**DATASET EXCERPT:**
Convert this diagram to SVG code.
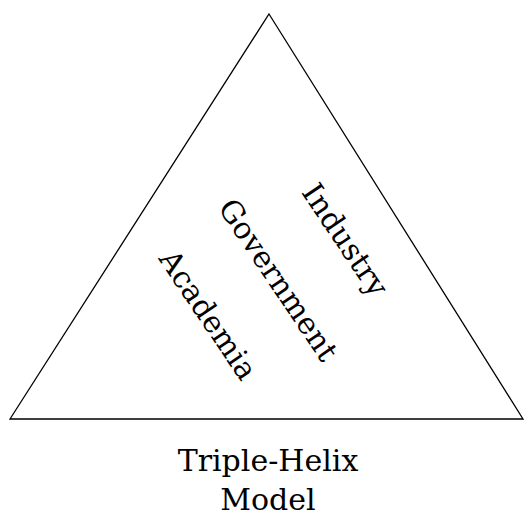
<svg xmlns="http://www.w3.org/2000/svg" width="525" height="516" viewBox="0 0 525 516">
<style>
text{font-family:"DejaVu Serif","Liberation Serif",serif;font-size:30px;fill:#000;text-anchor:middle}
.edge{fill:none;stroke:#000;stroke-width:1.3}
</style>
<rect width="525" height="516" fill="#fff"/>
<g id="connectors">
<polygon class="edge" points="269,14 523,419 10,419"/>
</g>
<g id="industry"><text transform="translate(345,240) rotate(56)" dy="10">Industry</text></g>
<g id="government"><text transform="translate(278,280) rotate(56)" dy="10">Government</text></g>
<g id="academia"><text transform="translate(208,315) rotate(56)" dy="10">Academia</text></g>
<g id="caption"><text x="268" y="471">Triple-Helix</text><text x="268" y="510">Model</text></g>
</svg>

**WHAT THE TASK ASKS:** Reproduce the data verbatim. Do not carry any picture into the copy.

**TASK SOLUTION:**
Convert this diagram to SVG code.
<svg xmlns="http://www.w3.org/2000/svg" width="525" height="516" viewBox="0 0 525 516">
<style>
text{font-family:"DejaVu Serif","Liberation Serif",serif;font-size:30px;fill:#000;text-anchor:middle}
.edge{fill:none;stroke:#000;stroke-width:1.3}
</style>
<rect width="525" height="516" fill="#fff"/>
<g id="connectors">
<polygon class="edge" points="269,14 523,419 10,419"/>
</g>
<g id="industry"><text transform="translate(345,240) rotate(56)" dy="10">Industry</text></g>
<g id="government"><text transform="translate(278,280) rotate(56)" dy="10">Government</text></g>
<g id="academia"><text transform="translate(208,315) rotate(56)" dy="10">Academia</text></g>
<g id="caption"><text x="268" y="471">Triple-Helix</text><text x="268" y="510">Model</text></g>
</svg>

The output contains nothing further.